> REQUIRED TASK:
Pictures within the data are to be left out; everything else must be reproduced exactly.

> GIVEN INFORMATION:
========================================================================
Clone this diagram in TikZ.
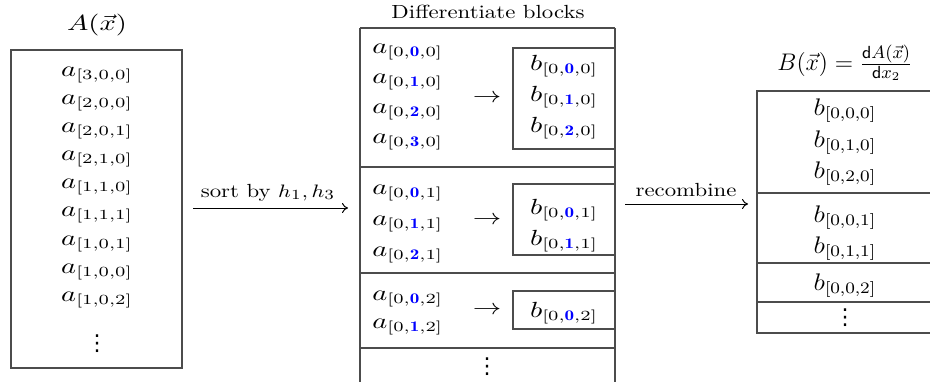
\documentclass[tikz,border=0pt]{standalone}
\usepackage{amsmath}
\usepackage{fontspec}
\newfontfamily\dvfont{DejaVu Sans}
\usetikzlibrary{arrows.meta}
\newcommand{\hs}[1]{\scalebox{1.3}[1]{#1}}
\newcommand{\hb}[1]{\scalebox{1.13}[1]{#1}}
\newcommand{\hlab}[1]{\scalebox{1.2}[1]{#1}}
\newcommand{\mfont}{\fontsize{10.5}{12}\selectfont}
\newcommand{\bfontx}{\fontsize{12}{14}\selectfont}
\newcommand{\btfont}{\fontsize{12.5}{14}\selectfont}
\newcommand{\tfont}{\fontsize{9.5}{11}\selectfont}
\newcommand{\vdfont}{\dvfont\fontsize{11}{12}\selectfont}
\newcommand{\bi}[1]{\textcolor{blue}{\mathbf{#1}}}
\begin{document}
\begin{tikzpicture}[x=0.5pt,y=-0.5pt,
  frame/.style={draw=black!70, line width=0.55pt},
  ent/.style={inner sep=0pt, anchor=base, font=\mfont},
  bent/.style={inner sep=0pt, anchor=base, font=\bfontx},
  entw/.style={inner sep=0pt, anchor=base west, font=\mfont},
  dts/.style={inner sep=0pt, anchor=center, font=\mfont},
  vd/.style={inner sep=0pt, anchor=base, font=\vdfont},
  lbl/.style={inner sep=0pt, anchor=base, font=\tfont},
  conn/.style={-{To[length=3pt,width=5pt]}, line width=0.5pt}]
\path[use as bounding box, clip] (0,0) rectangle (930,381);
% ---- A column
\node[ent] (At) at (97,30) {\hs{$A(\vec{x})$}};
\draw[frame] (11,50) rectangle (182,368);
\node[ent] (a1) at (97,76) {\hs{$a_{[3,0,0]}$}};
\node[ent] (a2) at (97,104) {\hs{$a_{[2,0,0]}$}};
\node[ent] (a3) at (97,132) {\hs{$a_{[2,0,1]}$}};
\node[ent] (a4) at (97,160) {\hs{$a_{[2,1,0]}$}};
\node[ent] (a5) at (97,188) {\hs{$a_{[1,1,0]}$}};
\node[ent] (a6) at (97,216) {\hs{$a_{[1,1,1]}$}};
\node[ent] (a7) at (97,245) {\hs{$a_{[1,0,1]}$}};
\node[ent] (a8) at (97,273) {\hs{$a_{[1,0,0]}$}};
\node[ent] (a9) at (97,301) {\hs{$a_{[1,0,2]}$}};
\node[vd] (ad) at (97,350) {⋮};
% ---- arrow 1
\coordinate (s1) at (193,208);
\coordinate (e1) at (348,208);
\draw[conn] (s1) -- (e1);
\node[lbl] (l1) at (268,197) {\hlab{sort by $h_1,h_3$}};
% ---- middle
\node[lbl] (Dt) at (488,18) {\hlab{Differentiate blocks}};
\draw[frame] (360,28) -- (615,28);
\draw[frame] (360,28) -- (360,400);
\draw[frame] (615,28) -- (615,400);
\draw[frame] (360,167) -- (615,167);
\draw[frame] (360,273) -- (615,273);
\draw[frame] (360,348) -- (615,348);
% section 1
\node[entw] (m1) at (372,53) {\hs{$a_{[0,\bi{0},0]}$}};
\node[entw] (m2) at (372,83) {\hs{$a_{[0,\bi{1},0]}$}};
\node[entw] (m3) at (372,113) {\hs{$a_{[0,\bi{2},0]}$}};
\node[entw] (m4) at (372,143) {\hs{$a_{[0,\bi{3},0]}$}};
\node[dts] (r1) at (487,98) {\hs{$\rightarrow$}};
\draw[frame] (513,48) rectangle (615,149);
\node[ent] (n1) at (564,70) {\hs{$b_{[0,\bi{0},0]}$}};
\node[ent] (n2) at (564,101) {\hs{$b_{[0,\bi{1},0]}$}};
\node[ent] (n3) at (564,132) {\hs{$b_{[0,\bi{2},0]}$}};
% section 2
\node[entw] (m5) at (372,194) {\hs{$a_{[0,\bi{0},1]}$}};
\node[entw] (m6) at (372,225) {\hs{$a_{[0,\bi{1},1]}$}};
\node[entw] (m7) at (372,256) {\hs{$a_{[0,\bi{2},1]}$}};
\node[dts] (r2) at (487,220) {\hs{$\rightarrow$}};
\draw[frame] (513,184) rectangle (615,255);
\node[ent] (n4) at (564,214) {\hs{$b_{[0,\bi{0},1]}$}};
\node[ent] (n5) at (564,245) {\hs{$b_{[0,\bi{1},1]}$}};
% section 3
\node[entw] (m8) at (372,300) {\hs{$a_{[0,\bi{0},2]}$}};
\node[entw] (m9) at (372,328) {\hs{$a_{[0,\bi{1},2]}$}};
\node[dts] (r3) at (487,310) {\hs{$\rightarrow$}};
\draw[frame] (513,291) rectangle (615,329);
\node[ent] (n6) at (564,317) {\hs{$b_{[0,\bi{0},2]}$}};
\node[vd] (md) at (487,373) {⋮};
% ---- arrow 2
\coordinate (s2) at (625,204);
\coordinate (e2) at (748,204);
\draw[conn] (s2) -- (e2);
\node[lbl] (l2) at (686,196) {\hlab{recombine}};
% ---- B column
\node[inner sep=0pt, anchor=center, font=\btfont] (Bt) at (845,63) {$B(\vec{x}) = \frac{\mathsf{d}A(\vec{x})}{\mathsf{d}x_2}$};
\draw[frame] (757,91) rectangle (933,333);
\draw[frame] (757,193) -- (933,193);
\draw[frame] (757,263) -- (933,263);
\draw[frame] (757,302) -- (933,302);
\node[bent] (b1) at (845,115) {\hb{$b_{[0,0,0]}$}};
\node[bent] (b2) at (845,147) {\hb{$b_{[0,1,0]}$}};
\node[bent] (b3) at (845,178) {\hb{$b_{[0,2,0]}$}};
\node[bent] (b4) at (845,222) {\hb{$b_{[0,0,1]}$}};
\node[bent] (b5) at (845,253) {\hb{$b_{[0,1,1]}$}};
\node[bent] (b6) at (845,290) {\hb{$b_{[0,0,2]}$}};
\node[vd] (bd) at (845,324) {⋮};
\end{tikzpicture}
\end{document}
========================================================================
> EXERCISE OUTPUT:
Clone this diagram in TikZ.
\documentclass[tikz,border=0pt]{standalone}
\usepackage{amsmath}
\usepackage{fontspec}
\newfontfamily\dvfont{DejaVu Sans}
\usetikzlibrary{arrows.meta}
\newcommand{\hs}[1]{\scalebox{1.3}[1]{#1}}
\newcommand{\hb}[1]{\scalebox{1.13}[1]{#1}}
\newcommand{\hlab}[1]{\scalebox{1.2}[1]{#1}}
\newcommand{\mfont}{\fontsize{10.5}{12}\selectfont}
\newcommand{\bfontx}{\fontsize{12}{14}\selectfont}
\newcommand{\btfont}{\fontsize{12.5}{14}\selectfont}
\newcommand{\tfont}{\fontsize{9.5}{11}\selectfont}
\newcommand{\vdfont}{\dvfont\fontsize{11}{12}\selectfont}
\newcommand{\bi}[1]{\textcolor{blue}{\mathbf{#1}}}
\begin{document}
\begin{tikzpicture}[x=0.5pt,y=-0.5pt,
  frame/.style={draw=black!70, line width=0.55pt},
  ent/.style={inner sep=0pt, anchor=base, font=\mfont},
  bent/.style={inner sep=0pt, anchor=base, font=\bfontx},
  entw/.style={inner sep=0pt, anchor=base west, font=\mfont},
  dts/.style={inner sep=0pt, anchor=center, font=\mfont},
  vd/.style={inner sep=0pt, anchor=base, font=\vdfont},
  lbl/.style={inner sep=0pt, anchor=base, font=\tfont},
  conn/.style={-{To[length=3pt,width=5pt]}, line width=0.5pt}]
\path[use as bounding box, clip] (0,0) rectangle (930,381);
% ---- A column
\node[ent] (At) at (97,30) {\hs{$A(\vec{x})$}};
\draw[frame] (11,50) rectangle (182,368);
\node[ent] (a1) at (97,76) {\hs{$a_{[3,0,0]}$}};
\node[ent] (a2) at (97,104) {\hs{$a_{[2,0,0]}$}};
\node[ent] (a3) at (97,132) {\hs{$a_{[2,0,1]}$}};
\node[ent] (a4) at (97,160) {\hs{$a_{[2,1,0]}$}};
\node[ent] (a5) at (97,188) {\hs{$a_{[1,1,0]}$}};
\node[ent] (a6) at (97,216) {\hs{$a_{[1,1,1]}$}};
\node[ent] (a7) at (97,245) {\hs{$a_{[1,0,1]}$}};
\node[ent] (a8) at (97,273) {\hs{$a_{[1,0,0]}$}};
\node[ent] (a9) at (97,301) {\hs{$a_{[1,0,2]}$}};
\node[vd] (ad) at (97,350) {⋮};
% ---- arrow 1
\coordinate (s1) at (193,208);
\coordinate (e1) at (348,208);
\draw[conn] (s1) -- (e1);
\node[lbl] (l1) at (268,197) {\hlab{sort by $h_1,h_3$}};
% ---- middle
\node[lbl] (Dt) at (488,18) {\hlab{Differentiate blocks}};
\draw[frame] (360,28) -- (615,28);
\draw[frame] (360,28) -- (360,400);
\draw[frame] (615,28) -- (615,400);
\draw[frame] (360,167) -- (615,167);
\draw[frame] (360,273) -- (615,273);
\draw[frame] (360,348) -- (615,348);
% section 1
\node[entw] (m1) at (372,53) {\hs{$a_{[0,\bi{0},0]}$}};
\node[entw] (m2) at (372,83) {\hs{$a_{[0,\bi{1},0]}$}};
\node[entw] (m3) at (372,113) {\hs{$a_{[0,\bi{2},0]}$}};
\node[entw] (m4) at (372,143) {\hs{$a_{[0,\bi{3},0]}$}};
\node[dts] (r1) at (487,98) {\hs{$\rightarrow$}};
\draw[frame] (513,48) rectangle (615,149);
\node[ent] (n1) at (564,70) {\hs{$b_{[0,\bi{0},0]}$}};
\node[ent] (n2) at (564,101) {\hs{$b_{[0,\bi{1},0]}$}};
\node[ent] (n3) at (564,132) {\hs{$b_{[0,\bi{2},0]}$}};
% section 2
\node[entw] (m5) at (372,194) {\hs{$a_{[0,\bi{0},1]}$}};
\node[entw] (m6) at (372,225) {\hs{$a_{[0,\bi{1},1]}$}};
\node[entw] (m7) at (372,256) {\hs{$a_{[0,\bi{2},1]}$}};
\node[dts] (r2) at (487,220) {\hs{$\rightarrow$}};
\draw[frame] (513,184) rectangle (615,255);
\node[ent] (n4) at (564,214) {\hs{$b_{[0,\bi{0},1]}$}};
\node[ent] (n5) at (564,245) {\hs{$b_{[0,\bi{1},1]}$}};
% section 3
\node[entw] (m8) at (372,300) {\hs{$a_{[0,\bi{0},2]}$}};
\node[entw] (m9) at (372,328) {\hs{$a_{[0,\bi{1},2]}$}};
\node[dts] (r3) at (487,310) {\hs{$\rightarrow$}};
\draw[frame] (513,291) rectangle (615,329);
\node[ent] (n6) at (564,317) {\hs{$b_{[0,\bi{0},2]}$}};
\node[vd] (md) at (487,373) {⋮};
% ---- arrow 2
\coordinate (s2) at (625,204);
\coordinate (e2) at (748,204);
\draw[conn] (s2) -- (e2);
\node[lbl] (l2) at (686,196) {\hlab{recombine}};
% ---- B column
\node[inner sep=0pt, anchor=center, font=\btfont] (Bt) at (845,63) {$B(\vec{x}) = \frac{\mathsf{d}A(\vec{x})}{\mathsf{d}x_2}$};
\draw[frame] (757,91) rectangle (933,333);
\draw[frame] (757,193) -- (933,193);
\draw[frame] (757,263) -- (933,263);
\draw[frame] (757,302) -- (933,302);
\node[bent] (b1) at (845,115) {\hb{$b_{[0,0,0]}$}};
\node[bent] (b2) at (845,147) {\hb{$b_{[0,1,0]}$}};
\node[bent] (b3) at (845,178) {\hb{$b_{[0,2,0]}$}};
\node[bent] (b4) at (845,222) {\hb{$b_{[0,0,1]}$}};
\node[bent] (b5) at (845,253) {\hb{$b_{[0,1,1]}$}};
\node[bent] (b6) at (845,290) {\hb{$b_{[0,0,2]}$}};
\node[vd] (bd) at (845,324) {⋮};
\end{tikzpicture}
\end{document}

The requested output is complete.